A Brutal Masters of the Air Crash Proves That No One is Safe


The following article contains major spoilers for Masters of the Air episode 3, “Part Three.”

In war, death can come for you at any time. It doesn’t matter who you are, what you look like, nor your muscle mass or formidable IQ. Despite the action-hero grandeur that plenty of film and TV shows love to spoon-feed us, death hardly discerns. It doesn’t matter, frankly, if you’re Barry Keoghan.

Up until this point, Keoghan—who in the wake of his bold turns in Saltburn and The Banshees of Inisherin, is arguably the cast’s biggest name alongside Austin Butler—had been set up as one of Masters of the Air‘s key players. His Lt. Curtis Biddick is a cocksure airman with a Noo Yawk accent who seems to believe he’s invulnerable, so we assume he’s invulnerable, too. Of the three boys— Keoghan’s Biddick, Butler’s Major Gale Cleven, and Callum Turner’s Major John Egan, the latter of whom are both confusingly nicknamed variations of “Bucky” — he’s the last you’d think would kick it.

But such comes to pass in the newest episode of Masters of the Air, “Part Three.”

We begin with a Top Gun: Maverick-style mission briefing: they have to fly deep into Germany to bomb a factory in Regensburg, testing the limits of their brittle bombers. (As one expert on the subject told GQ UK, their fuselages were as thin as a can of Coke). Easy enough – nothing they’ve not done before, if on a bigger scale. What’s the rub? As it turns out though, it’s a catastrophe; not for the first time, the air group’s macabre nickname is justified by bloodshed. Dozens perish as their planes fall out of the sky.

Cut to Biddick’s predicament. His co-pilot has been shot in the throat, their B-17 been sprayed to bits by Nazi machine-gun fire, so everyone has to evacuate. But he won’t leave another airman in the lurch. Refusing to parachute with the rest of his squad— and leave his co-pilot to surely die—Biddick valiantly tries to land their B-17, saving both of their lives.
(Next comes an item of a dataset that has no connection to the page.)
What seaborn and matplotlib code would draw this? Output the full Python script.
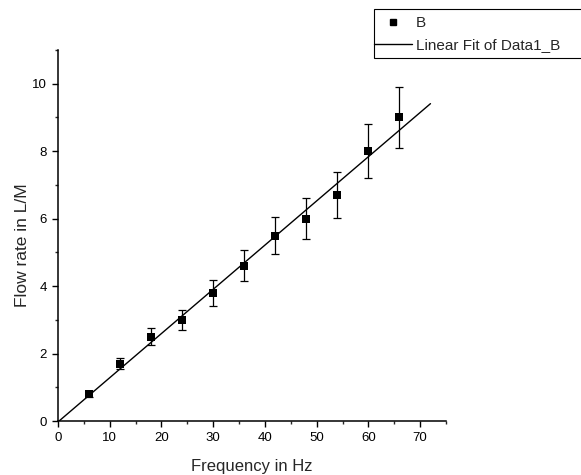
import numpy as np
import pandas as pd
import matplotlib
matplotlib.use('Agg')
import matplotlib.pyplot as plt
from matplotlib.patches import Rectangle
from matplotlib.lines import Line2D
from matplotlib.ticker import MultipleLocator
import seaborn as sns

# data
freq = [6, 12, 18, 24, 30, 36, 42, 48, 54, 60, 66]
flow = [0.8, 1.7, 2.5, 3.0, 3.8, 4.6, 5.5, 6.0, 6.7, 8.0, 9.0]
flow_err = [0.08, 0.17, 0.25, 0.30, 0.38, 0.46, 0.55, 0.60, 0.67, 0.80, 0.90]
fit_range = [0, 72]

data = pd.DataFrame({'Frequency': freq, 'Flow': flow, 'Err': flow_err})

slope, intercept = np.polyfit(data['Frequency'], data['Flow'], 1)
fit = pd.DataFrame({'Frequency': fit_range})
fit['Flow'] = slope * fit['Frequency'] + intercept

sns.set_style('ticks')
plt.rcParams['font.family'] = ['Liberation Sans', 'DejaVu Sans']

fig = plt.figure(figsize=(5.81, 4.75), dpi=100)
ax = fig.add_axes([58 / 581, 1 - 421 / 475, 388 / 581, 371 / 475])

ax.errorbar(data['Frequency'], data['Flow'], yerr=data['Err'], fmt='none',
            ecolor='black', elinewidth=0.9, capsize=3, capthick=0.9, zorder=2)
sns.lineplot(data=fit, x='Frequency', y='Flow', ax=ax, color='black',
             linewidth=1.0, zorder=3)
sns.scatterplot(data=data, x='Frequency', y='Flow', ax=ax, marker='s',
                s=28, color='black', edgecolor='black', linewidth=0, zorder=4)

ax.set_xlim(0, 75)
ax.set_ylim(0, 11)
ax.set_xticks(range(0, 71, 10))
ax.set_yticks(range(0, 11, 2))
ax.xaxis.set_minor_locator(MultipleLocator(5))
ax.yaxis.set_minor_locator(MultipleLocator(1))
ax.tick_params(which='major', direction='out', length=4, width=1.0,
               labelsize=9.5, colors='black', pad=4)
ax.tick_params(which='minor', direction='out', length=2.5, width=1.0)

for side in ['top', 'right']:
    ax.spines[side].set_visible(False)
for side in ['left', 'bottom']:
    ax.spines[side].set_linewidth(1.1)
    ax.spines[side].set_color('black')

ax.set_xlabel('Frequency in Hz', fontsize=12, labelpad=11)
ax.set_ylabel('Flow rate in L/M', fontsize=12.5)
ax.yaxis.set_label_coords(-0.072, 0.474)

# legend box that runs off the right edge, as in the reference
fig.patches.append(Rectangle((374 / 581, 1 - 58 / 475), 240 / 581, 49 / 475,
                             transform=fig.transFigure, facecolor='white',
                             edgecolor='black', linewidth=0.8))
handles = [Line2D([], [], marker='s', linestyle='none', color='black',
                  markersize=5),
           Line2D([], [], color='black', linewidth=1.0)]
fig.legend(handles, ['B', 'Linear Fit of Data1_B'], loc='upper left',
           bbox_to_anchor=(367 / 581, 1 - 9 / 475), frameon=False,
           fontsize=11, handlelength=2.5, handletextpad=0.26,
           borderpad=0.45, labelspacing=0.54, borderaxespad=0)

fig.savefig('out.png', dpi=100)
And he almost makes it. “Right over there, do you see it?” he says to his incapacitated partner, looking to a landing spot: “That long field!”

Then the plane clips a forest of trees, and nosedives into oblivion. Keoghan’s last look—his confident smirk vanishing in close-up, replaced by a lip-quivering look of panic; “Oh, God,” he says, because what else is there to say—is haunting.

It’s a brilliantly played shock to kill off one of the series’ two most famous actors so early. For a show like Masters of the Air, centrally about the brutal cost of warfare on the lives of a generation of young men, many of whom were extinguished before their time, it’s almost essential—both dramatically, raising the stakes, and for historical authenticity. Because no one should have plot armor. As in war, all characters are vulnerable. And of course, Keoghan’s bow wouldn’t be a surprise to anyone who has read Donald L. Miller’s Masters of the Air, the history book from which the show is adapted: the real-life Biddick died on the Regensburg run, too.